As we plunge head-on into the game-changing dynamic of general artificial intelligence, observers are weighing in on just how huge an impact it will have on global societies. Will it drive explosive economic growth as some economists project, or are such claims unrealistically optimistic?
Few question the potential for change that AI presents. But in a world of litigation, privacy concerns and ethical boundaries, will AI be able to thrive?
Two researchers from Epoch, a research group evaluating the progression of artificial intelligence and its potential impacts, decided to explore arguments for and against the likelihood that innovation ushered in by AI will lead to explosive growth comparable to the Industrial Revolution of the 18th and 19th centuries.
The seven members of the Epoch team have backgrounds in machine learning, statistics, economics, forecasting, physics and software engineering.
While they concluded that "explosive growth seems plausible," they were quick to add that "high confidence" in rapid development "seems currently unwarranted."
Epoch Associate Director Tamay Besiroglu and staff researcher Ege Erdil have explained their conclusions in a paper, "Explosive Growth from AI Automation: A Review of the Arguments," published Sept. 20 on the preprint server arXiv.
They stated that many observers believe AI can drive explosive growth of "an order of magnitude faster than current rates" and lead to "super-exponential growth." But they caution that there will be obstacles.
First, governmental regulations will likely be swift and possibly extreme as concerns grow over ethics, privacy and risk.
"Fear or reluctance regarding powerful new technologies, concerns over… intellectual property leading to a shortage of training data and unwillingness to let AI systems perform tasks that can be automated without human supervision," due to legal concerns are factors that may tamp down the economic impact of AI, they said.
But after weighing the concerns against potential benefits of AI, the authors conclude it is "unlikely that regulation of the training and deployment of AI will block explosive growth."
"The potential value of AI deployment could be immense," the authors said, "with the prospect of increasing output by several orders of magnitude. Consequently, this would likely create formidable disincentives for imposing restrictions."

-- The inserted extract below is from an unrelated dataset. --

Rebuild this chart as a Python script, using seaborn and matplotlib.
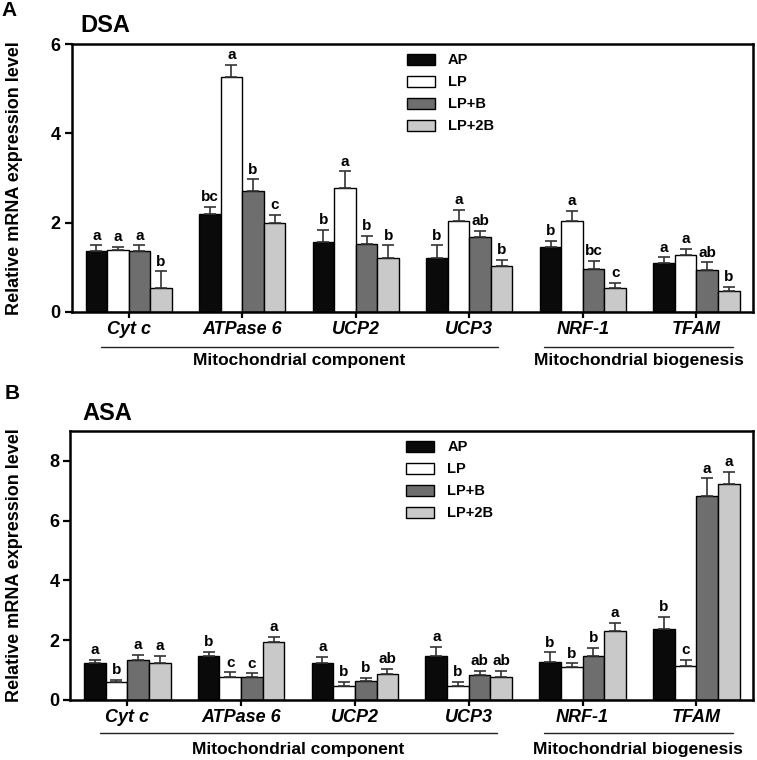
import numpy as np
import pandas as pd
import matplotlib
matplotlib.use("Agg")
import matplotlib.pyplot as plt
import matplotlib.transforms as mtransforms
import seaborn as sns

# ---------------------------------------------------------------------------
# data
# ---------------------------------------------------------------------------
genes = ["Cyt c", "ATPase 6", "UCP2", "UCP3", "NRF-1", "TFAM"]
groups = ["AP", "LP", "LP+B", "LP+2B"]
colors = ["#0a0a0a", "#ffffff", "#6e6e6e", "#c9c9c9"]

# panel A - DSA
dsa_ap = [1.36, 2.20, 1.56, 1.21, 1.45, 1.10]
dsa_lp = [1.38, 5.26, 2.78, 2.04, 2.04, 1.27]
dsa_lpb = [1.36, 2.70, 1.53, 1.67, 0.96, 0.93]
dsa_lp2b = [0.53, 1.99, 1.21, 1.02, 0.53, 0.48]
dsa_ap_err = [0.13, 0.15, 0.28, 0.28, 0.15, 0.12]
dsa_lp_err = [0.07, 0.28, 0.37, 0.24, 0.22, 0.15]
dsa_lpb_err = [0.13, 0.27, 0.17, 0.15, 0.19, 0.18]
dsa_lp2b_err = [0.38, 0.18, 0.28, 0.15, 0.12, 0.08]
dsa_ap_sig = ["a", "bc", "b", "b", "b", "a"]
dsa_lp_sig = ["a", "a", "a", "a", "a", "a"]
dsa_lpb_sig = ["a", "b", "b", "ab", "bc", "ab"]
dsa_lp2b_sig = ["b", "c", "b", "b", "c", "b"]

# panel B - ASA
asa_ap = [1.22, 1.47, 1.24, 1.46, 1.27, 2.39]
asa_lp = [0.59, 0.77, 0.47, 0.48, 1.11, 1.14]
asa_lpb = [1.34, 0.77, 0.63, 0.83, 1.47, 6.83]
asa_lp2b = [1.25, 1.94, 0.86, 0.76, 2.32, 7.21]
asa_ap_err = [0.13, 0.14, 0.20, 0.32, 0.32, 0.39]
asa_lp_err = [0.08, 0.15, 0.13, 0.13, 0.11, 0.20]
asa_lpb_err = [0.18, 0.12, 0.12, 0.15, 0.28, 0.58]
asa_lp2b_err = [0.22, 0.18, 0.17, 0.20, 0.27, 0.42]
asa_ap_sig = ["a", "b", "a", "a", "b", "b"]
asa_lp_sig = ["b", "c", "b", "b", "b", "c"]
asa_lpb_sig = ["a", "c", "b", "ab", "b", "a"]
asa_lp2b_sig = ["a", "a", "ab", "ab", "a", "a"]

gene_groups = [("Mitochondrial component", -0.24, 3.25),
               ("Mitochondrial biogenesis", 3.66, 5.32)]

# ---------------------------------------------------------------------------
# style
# ---------------------------------------------------------------------------
sns.set_style("ticks")
plt.rcParams["font.family"] = ["Liberation Sans", "DejaVu Sans"]
plt.rcParams["font.weight"] = "bold"
plt.rcParams["text.color"] = "black"
plt.rcParams["axes.labelcolor"] = "black"
plt.rcParams["xtick.color"] = "black"
plt.rcParams["ytick.color"] = "black"
plt.rcParams["axes.linewidth"] = 1.6


def long_frame(vals):
    rows = []
    for grp, v in zip(groups, vals):
        for g, x in zip(genes, v):
            rows.append({"gene": g, "group": grp, "value": x})
    return pd.DataFrame(rows)


def draw_panel(ax, vals, errs, sigs, ymax, yticks, line_y, text_y):
    df = long_frame(vals)
    sns.barplot(data=df, x="gene", y="value", hue="group", order=genes,
                hue_order=groups, palette=colors, width=0.76, gap=0,
                saturation=1, edgecolor="black", linewidth=1.0,
                errorbar=None, ax=ax)

    # one-sided error bars + significance letters
    for cont, err, sig in zip(ax.containers, errs, sigs):
        xs = [p.get_x() + p.get_width() / 2 for p in cont.patches]
        hs = [p.get_height() for p in cont.patches]
        ax.errorbar(xs, hs, yerr=[np.zeros(len(err)), err], fmt="none",
                    ecolor="#333333", elinewidth=1.2, capsize=4.5,
                    capthick=1.2, zorder=1)
        for x, h, e, s in zip(xs, hs, err, sig):
            ax.annotate(s, (x, h + e), xytext=(0, 2),
                        textcoords="offset points", ha="center",
                        va="bottom", fontsize=11, fontweight="bold")

    ax.set_xlim(-0.5, 5.5)
    ax.set_ylim(0, ymax)
    ax.set_yticks(yticks)
    ax.set_xlabel("")
    ax.set_ylabel("")
    for s in ax.spines.values():
        s.set_visible(True)
        s.set_color("black")
        s.set_linewidth(1.8)
    ax.tick_params(axis="y", length=5, width=1.6, labelsize=13, pad=3)
    ax.tick_params(axis="x", length=4.5, width=1.6, labelsize=13, pad=2)
    for lab in ax.get_xticklabels():
        lab.set_fontstyle("italic")
        lab.set_fontweight("bold")
    for lab in ax.get_yticklabels():
        lab.set_fontweight("bold")

    sns.move_legend(ax, "upper left", bbox_to_anchor=(0.492, 0.965),
                    frameon=False, title=None, fontsize=10.5,
                    handlelength=1.9, handleheight=0.75,
                    handletextpad=0.9, labelspacing=0.55,
                    borderpad=0, borderaxespad=0)

    trans = mtransforms.blended_transform_factory(ax.transData, ax.transAxes)
    for name, x0, x1 in gene_groups:
        ax.plot([x0, x1], [line_y, line_y], color="#222222", lw=1.0,
                transform=trans, clip_on=False)
        ax.text((x0 + x1) / 2, text_y, name, transform=trans,
                ha="center", va="center", fontsize=12.5, fontweight="bold")


fig = plt.figure(figsize=(7.57, 7.6), dpi=100)
ax_a = fig.add_axes([0.095, 0.5895, 0.9, 0.3526])
ax_b = fig.add_axes([0.093, 0.079, 0.902, 0.354])

draw_panel(ax_a, [dsa_ap, dsa_lp, dsa_lpb, dsa_lp2b],
           [dsa_ap_err, dsa_lp_err, dsa_lpb_err, dsa_lp2b_err],
           [dsa_ap_sig, dsa_lp_sig, dsa_lpb_sig, dsa_lp2b_sig],
           6, [0, 2, 4, 6], -0.13, -0.18)
draw_panel(ax_b, [asa_ap, asa_lp, asa_lpb, asa_lp2b],
           [asa_ap_err, asa_lp_err, asa_lpb_err, asa_lp2b_err],
           [asa_ap_sig, asa_lp_sig, asa_lpb_sig, asa_lp2b_sig],
           9, [0, 2, 4, 6, 8], -0.123, -0.183)

ylab = "Relative mRNA expression level"
fig.text(15 / 757, 1 - 178 / 760, ylab, rotation=90, ha="center",
         va="center", fontsize=13, fontweight="bold")
fig.text(15 / 757, 1 - 565 / 760, ylab, rotation=90, ha="center",
         va="center", fontsize=13, fontweight="bold")

fig.text(1 / 757, 1 - 11 / 760, "A", ha="left", va="center",
         fontsize=15, fontweight="bold")
fig.text(80 / 757, 1 - 25 / 760, "DSA", ha="left", va="center",
         fontsize=17, fontweight="bold")
fig.text(5 / 757, 1 - 394 / 760, "B", ha="left", va="center",
         fontsize=15, fontweight="bold")
fig.text(82 / 757, 1 - 414 / 760, "ASA", ha="left", va="center",
         fontsize=17, fontweight="bold")

fig.savefig("out.png", dpi=100)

Another potential obstacle to the rapid adoption of AI applications is fear of their potential unreliability. They cite as an example the tendency of AI to "hallucinate," or generate responses that are blatantly false. A recent study found a chatbot sourced its information to research papers that in fact did not exist.

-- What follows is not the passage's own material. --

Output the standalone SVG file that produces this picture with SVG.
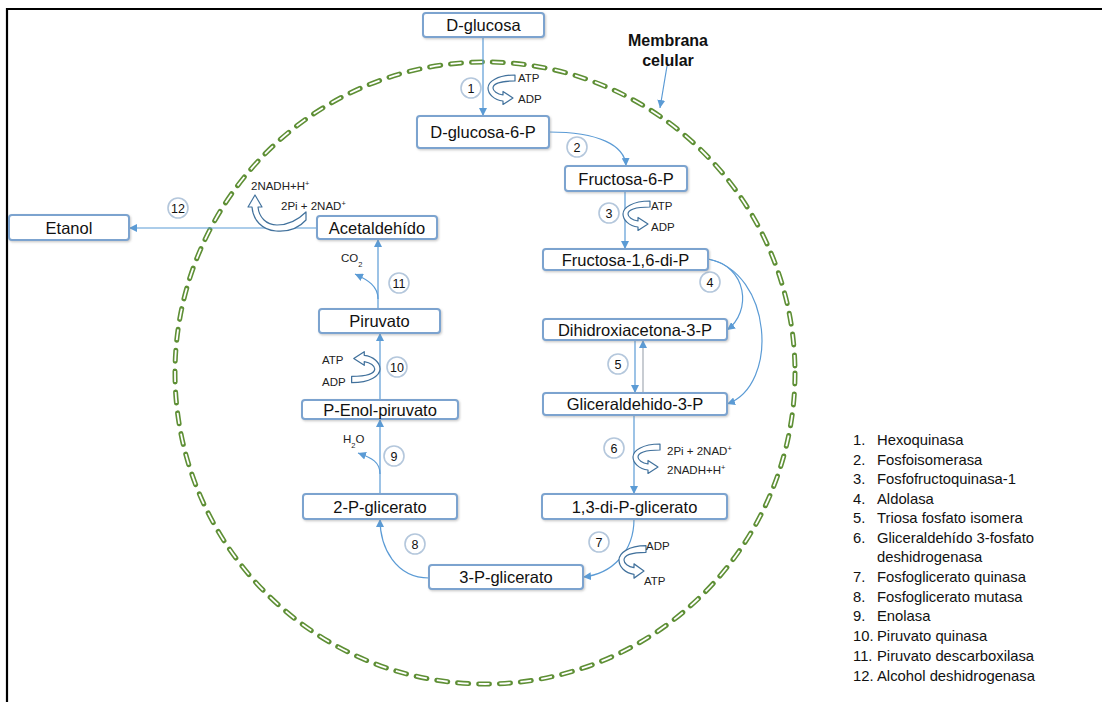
<svg xmlns="http://www.w3.org/2000/svg" width="1102" height="702" viewBox="0 0 1102 702">
  <style>
    .box { fill: #ffffff; stroke: #7ba3cf; stroke-width: 2; filter: url(#sh); }
    .lbl { font-family: "Liberation Sans", Arial, sans-serif; font-size: 16.5px; fill: #111; text-anchor: middle; }
    .edge { fill: none; stroke: #5b9bd5; stroke-width: 1.2; marker-end: url(#ah); }
    .num circle { fill: #ffffff; stroke: #b4c7dc; stroke-width: 1.6; }
    .num text { font-family: "Liberation Sans", Arial, sans-serif; font-size: 12.5px; fill: #111; text-anchor: middle; }
    .sm { font-family: "Liberation Sans", Arial, sans-serif; font-size: 11.5px; fill: #222; }
    .hollow { fill: #ffffff; stroke: #41719c; stroke-width: 1.2; stroke-linejoin: round; }
    .leg { font-family: "Liberation Sans", Arial, sans-serif; font-size: 14.8px; fill: #111; }
    .mem { font-family: "Liberation Sans", Arial, sans-serif; font-size: 16px; font-weight: bold; fill: #111; text-anchor: middle; }
  </style>
  <defs>
    <marker id="ah" viewBox="0 0 10 10" refX="10" refY="5" markerWidth="8" markerHeight="8" markerUnits="userSpaceOnUse" orient="auto">
      <path d="M0,0 L10,5 L0,10 z" fill="#5b9bd5"/>
    </marker>
    <filter id="sh" x="-10%" y="-30%" width="120%" height="160%">
      <feDropShadow dx="1" dy="1.2" stdDeviation="0.8" flood-color="#888" flood-opacity="0.45"/>
    </filter>
    <!-- hollow U-turn arrow, opening right, head on the lower arm -->
    <path id="uturn" d="M27 -13 C9 -13 0 -6 0 0 C0 6 6 12 15 13 L15 16.5 L25 10 L15 3.5 L15 7 C9 6 5 3 5 0 C5 -4 12 -7 27 -7 Z"/>
  </defs>

  <!-- frame -->
  <path d="M7 702 V9 H1102" fill="none" stroke="#000" stroke-width="2.2"/>

  <!-- cell membrane -->
  <g id="membrane">
    <ellipse cx="485" cy="373" rx="310" ry="311" fill="none" stroke="#5e8f35" stroke-width="5" stroke-dasharray="11 10" stroke-linecap="round"/>
    <ellipse cx="485" cy="373" rx="310" ry="311" fill="none" stroke="#ffffff" stroke-width="1.8" stroke-dasharray="11 10"/>
  </g>
  <g id="membrane-label">
    <text class="mem" x="668" y="46">Membrana</text>
    <text class="mem" x="668" y="66">celular</text>
  </g>

  <!-- connectors -->
  <g id="connectors">
    <path class="edge" d="M483 37 V116"/>
    <path class="edge" d="M549 132 C598 132 625 145 626 166"/>
    <path class="edge" d="M625 191 V249"/>
    <path class="edge" d="M708 259 C748 266 752 312 727 330"/>
    <path class="edge" d="M708 259 C772 272 780 385 727 404"/>
    <path class="edge" d="M635 340 V393"/>
    <path class="edge" d="M643 393 V340" style="stroke:#a3abb5"/>
    <path class="edge" d="M634 415 V494"/>
    <path class="edge" d="M634 519 C634 552 612 574 583 577"/>
    <path class="edge" d="M429 578 C396 578 380 548 380 519"/>
    <path class="edge" d="M380 494 V419"/>
    <path class="edge" d="M380 474 C380 462 372 458 358 453"/>
    <path class="edge" d="M380 400 V333"/>
    <path class="edge" d="M378 309 V239"/>
    <path class="edge" d="M378 299 C378 286 368 280 355 274"/>
    <path class="edge" d="M317 228 H129"/>
    <path class="edge" d="M667 66 L660 108"/>
  </g>

  <!-- cofactor arrows -->
  <g id="cofactors">
    <use href="#uturn" class="hollow" transform="translate(488,88)"/>
    <text class="sm" x="518" y="82">ATP</text>
    <text class="sm" x="518" y="103">ADP</text>

    <use href="#uturn" class="hollow" transform="translate(623,214)"/>
    <text class="sm" x="651" y="210">ATP</text>
    <text class="sm" x="651" y="231">ADP</text>

    <use href="#uturn" class="hollow" transform="translate(633,457)"/>
    <text class="sm" x="667" y="455">2Pi + 2NAD<tspan font-size="7.5" baseline-shift="super">+</tspan></text>
    <text class="sm" x="667" y="474">2NADH+H<tspan font-size="7.5" baseline-shift="super">+</tspan></text>

    <use href="#uturn" class="hollow" transform="translate(619,560) scale(1,1.1)"/>
    <text class="sm" x="646" y="550">ADP</text>
    <text class="sm" x="644" y="585">ATP</text>

    <use href="#uturn" class="hollow" transform="translate(380,369) scale(-1.05,-1.05)"/>
    <text class="sm" x="322" y="364">ATP</text>
    <text class="sm" x="322" y="386">ADP</text>

    <path class="hollow" d="M306 212 L306 220 C298 229 288 232 276 231 C262 230 253 220 252 207 L248 207 L255 195 L262 207 L258 207 C259 217 266 225 277 225 C288 225 298 220 306 212 Z"/>
    <text class="sm" x="251" y="190">2NADH+H<tspan font-size="7.5" baseline-shift="super">+</tspan></text>
    <text class="sm" x="281" y="210">2Pi + 2NAD<tspan font-size="7.5" baseline-shift="super">+</tspan></text>

    <text class="sm" x="341" y="262">CO<tspan font-size="7.5" baseline-shift="sub">2</tspan></text>
    <text class="sm" x="343" y="443">H<tspan font-size="7.5" baseline-shift="sub">2</tspan>O</text>
  </g>

  <!-- enzyme step numbers -->
  <g class="num">
    <g id="n1"><circle cx="471" cy="88" r="10"/><text x="471" y="92.5">1</text></g>
    <g id="n2"><circle cx="577" cy="147" r="10"/><text x="577" y="151.5">2</text></g>
    <g id="n3"><circle cx="609" cy="213" r="10"/><text x="609" y="217.5">3</text></g>
    <g id="n4"><circle cx="710" cy="282" r="10"/><text x="710" y="286.5">4</text></g>
    <g id="n5"><circle cx="618" cy="364" r="10"/><text x="618" y="368.5">5</text></g>
    <g id="n6"><circle cx="614" cy="448" r="10"/><text x="614" y="452.5">6</text></g>
    <g id="n7"><circle cx="599" cy="542" r="10"/><text x="599" y="546.5">7</text></g>
    <g id="n8"><circle cx="415" cy="544" r="10"/><text x="415" y="548.5">8</text></g>
    <g id="n9"><circle cx="394" cy="456" r="10"/><text x="394" y="460.5">9</text></g>
    <g id="n10"><circle cx="397" cy="367" r="10"/><text x="397" y="371.5">10</text></g>
    <g id="n11"><circle cx="399" cy="283" r="10"/><text x="399" y="287.5">11</text></g>
    <g id="n12"><circle cx="178" cy="208" r="10"/><text x="178" y="212.5">12</text></g>
  </g>

  <!-- metabolites -->
  <g id="d-glucosa"><rect class="box" x="423" y="13" width="121" height="24" rx="3"/><text class="lbl" x="483.5" y="31">D-glucosa</text></g>
  <g id="d-glucosa-6-p"><rect class="box" x="417" y="116" width="132" height="32" rx="3"/><text class="lbl" x="483" y="138">D-glucosa-6-P</text></g>
  <g id="fructosa-6-p"><rect class="box" x="565" y="166" width="122" height="25" rx="3"/><text class="lbl" x="626" y="184.5">Fructosa-6-P</text></g>
  <g id="fructosa-16-di-p"><rect class="box" x="543" y="249" width="165" height="21" rx="3"/><text class="lbl" x="625.5" y="265.5">Fructosa-1,6-di-P</text></g>
  <g id="dihidroxiacetona-3-p"><rect class="box" x="543" y="319" width="184" height="21" rx="3"/><text class="lbl" x="635" y="335.5">Dihidroxiacetona-3-P</text></g>
  <g id="gliceraldehido-3-p"><rect class="box" x="543" y="393" width="184" height="22" rx="3"/><text class="lbl" x="635" y="410">Gliceraldehido-3-P</text></g>
  <g id="di-p-glicerato"><rect class="box" x="542" y="494" width="185" height="25" rx="3"/><text class="lbl" x="634.5" y="512.5">1,3-di-P-glicerato</text></g>
  <g id="p3-glicerato"><rect class="box" x="429" y="565" width="154" height="24" rx="3"/><text class="lbl" x="506" y="583">3-P-glicerato</text></g>
  <g id="p2-glicerato"><rect class="box" x="303" y="494" width="154" height="25" rx="3"/><text class="lbl" x="380" y="512.5">2-P-glicerato</text></g>
  <g id="p-enol-piruvato"><rect class="box" x="302" y="400" width="156" height="19" rx="3"/><text class="lbl" x="380" y="415.5">P-Enol-piruvato</text></g>
  <g id="piruvato"><rect class="box" x="319" y="309" width="121" height="24" rx="3"/><text class="lbl" x="379.5" y="327">Piruvato</text></g>
  <g id="acetaldehido"><rect class="box" x="317" y="216" width="120" height="23" rx="3"/><text class="lbl" x="377" y="233.5">Acetaldehído</text></g>
  <g id="etanol"><rect class="box" x="9" y="215" width="120" height="25" rx="3"/><text class="lbl" x="69" y="233.5">Etanol</text></g>

  <!-- enzyme legend -->
  <g id="legend" class="leg">
    <text x="853" y="445">1.</text><text x="877" y="445">Hexoquinasa</text>
    <text x="853" y="465">2.</text><text x="877" y="465">Fosfoisomerasa</text>
    <text x="853" y="484">3.</text><text x="877" y="484">Fosfofructoquinasa-1</text>
    <text x="853" y="504">4.</text><text x="877" y="504">Aldolasa</text>
    <text x="853" y="523">5.</text><text x="877" y="523">Triosa fosfato isomera</text>
    <text x="853" y="543">6.</text><text x="877" y="543">Gliceraldehído 3-fosfato</text>
    <text x="877" y="562">deshidrogenasa</text>
    <text x="853" y="582">7.</text><text x="877" y="582">Fosfoglicerato quinasa</text>
    <text x="853" y="602">8.</text><text x="877" y="602">Fosfoglicerato mutasa</text>
    <text x="853" y="621">9.</text><text x="877" y="621">Enolasa</text>
    <text x="853" y="641">10.</text><text x="877" y="641">Piruvato quinasa</text>
    <text x="853" y="661">11.</text><text x="877" y="661">Piruvato descarboxilasa</text>
    <text x="853" y="681">12.</text><text x="877" y="681">Alcohol deshidrogenasa</text>
  </g>
</svg>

Here, again, the researchers said that improvements in reliability and incorporating safety measures such as human oversight will eventually lead to greater trust in AI operations.
"Overall, our assessment is that this argument is most likely not going to block explosive growth, but its influence cannot be ruled out," they said.
They also ruled out other obstacles as major factors deterring the acceptance of AI, such as human preferences for human-produced goods and physical bottlenecks in production.
In the end, their outlook for explosive growth may best be described as "cautious optimism."
"We conclude that explosive growth seems plausible with AI capable of broadly substituting for human labor," they said.